You can call this beladau or jambiyo blade whatever you wish, I think you know my opinions in respect of playing with names --- the people who are mostly responsible for the names used by collectors of ethnic objects and who have come from outside the societies responsible for the origin of these objects, as far as I can see do not and have not understood the languages involved, nor the societies of the people involved. This is a generality and can without doubt be shown to be incorrect in some instances.
So --- name it as you will.
The two names I have given I have not taken from any book, I have not heard them from another collector, I have not pulled them out of thin air, nor dreamt them up after finishing a bottle of shiraz.
Beladau was given to me first by a dealer who lived in Jogja, but came from Palembang, that was around 1980. In later years I had the same name given to me again by several people who were not collectors or dealers of weapons or artefacts, just ordinary people, housewives and their husbands.
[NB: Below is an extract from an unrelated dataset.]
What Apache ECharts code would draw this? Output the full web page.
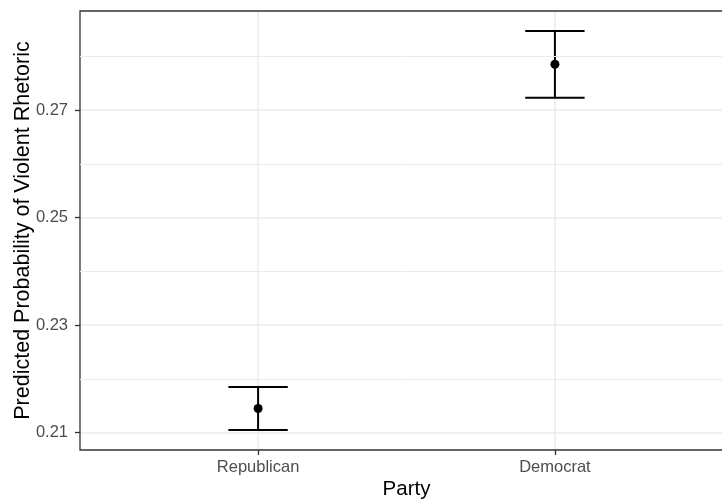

These people were from various places in Sumatra, and I seem to recall one couple came from somewhere else, maybe Malaysia.
Jambiyo is the general name for any dagger with curved double edge blade and a hilt with flared pommel and ferrule section, like the Middle Eastern jambiya.
In both cases the people I knew who used the name beladau/jambiyo did not draw any distinction between short, broad, deeply curved blades and longer narrower, irregularly curved blades, but the daggers that they saw in my possession did have the same type of hilt, something like a crude version of a ME jambiya.
So for me, Rafngard's cobbled up dagger has the blade of a beladau.
What anybody else may care to call it is up to them.
I do not know, but I suspect that "beladau" might be a generic used to refer to a class of daggers.
Reason being that "bela" means "defence", "dau" is possibly a corruption of "daun" = "leaf", the word "leaf" is sometimes used as an indirect reference to a blade.